If $r\ge 1$ then $\bar B_r(x)=X$. This is not an open ball, but the full space is always open, and that is enough. 
A: It is enough to show that any $\bar d$-neighborhood $\bar U$ of any $x\in X$ contains a $d$-neighborhood $U$ of $x$, and vice versa. 
One way is trivial: Given an $x$ and an $\epsilon>0$ the condition $d(x,y)<\epsilon$ implies $\bar d(x,y)\leq d(x,y)<\epsilon$. It follows that the $d$-neighborhood $U$ of radius $\epsilon$ is contained in the given $\bar d$-neighborhood of radius $\epsilon$.

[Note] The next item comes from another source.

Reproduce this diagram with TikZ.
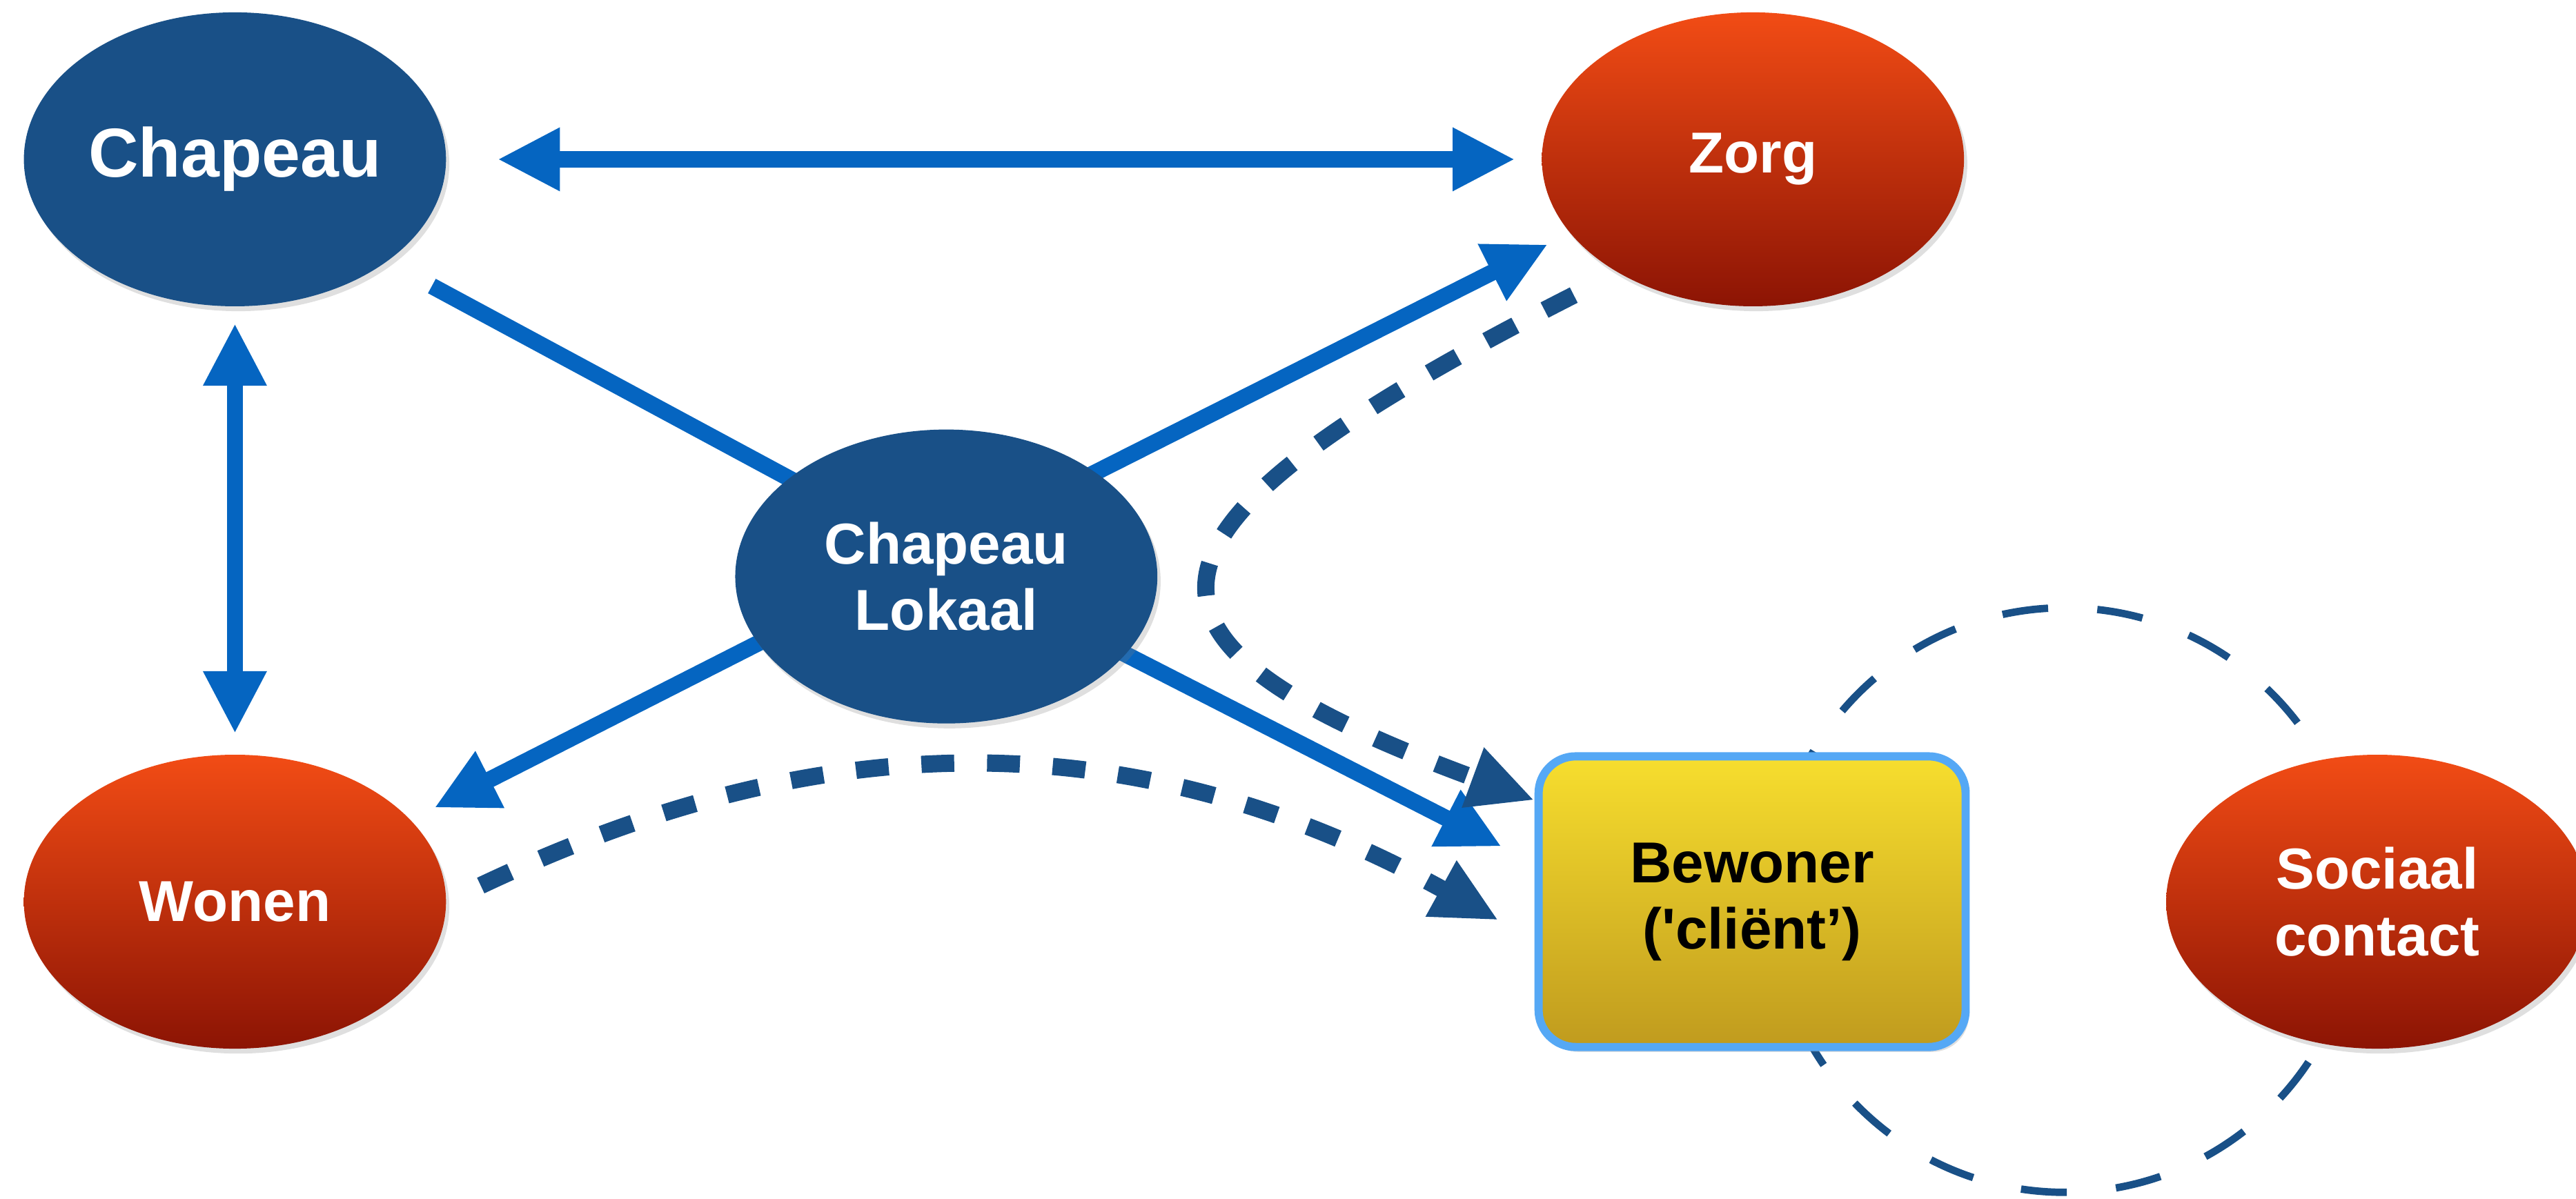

Conversely: Given an $x$ and an $\epsilon>0$ the condition $\bar d(x,y)<\epsilon':=\min\bigl\{\epsilon,{1\over2}\bigr\}$ implies $d(x,y)\leq{1\over2}$ and therefore $d(x,y)=\bar d(x,y)<\epsilon$. It follows that the $\bar d$-neighborhood $\bar U$ of radius $\epsilon'$ is contained in the given $d$-neighborhood $U$ of radius $\epsilon$.
A: Let $i$ be the identity function on $X$. That is, $i(x)=x$ for every $x\in X$. 
If $x_n$ is a sequence converging in $(X,d)$, then it converges in  $(X,\overline{d})$. 
If $x_n$ is a sequence converging in $(X,\overline{d})$, then it converges in  $(X,d)$.
Therefore, $i$ is a homeomorphism. This means that as topological spaces
$(X,\overline{d})$ and  $(X,d)$ are equivalent.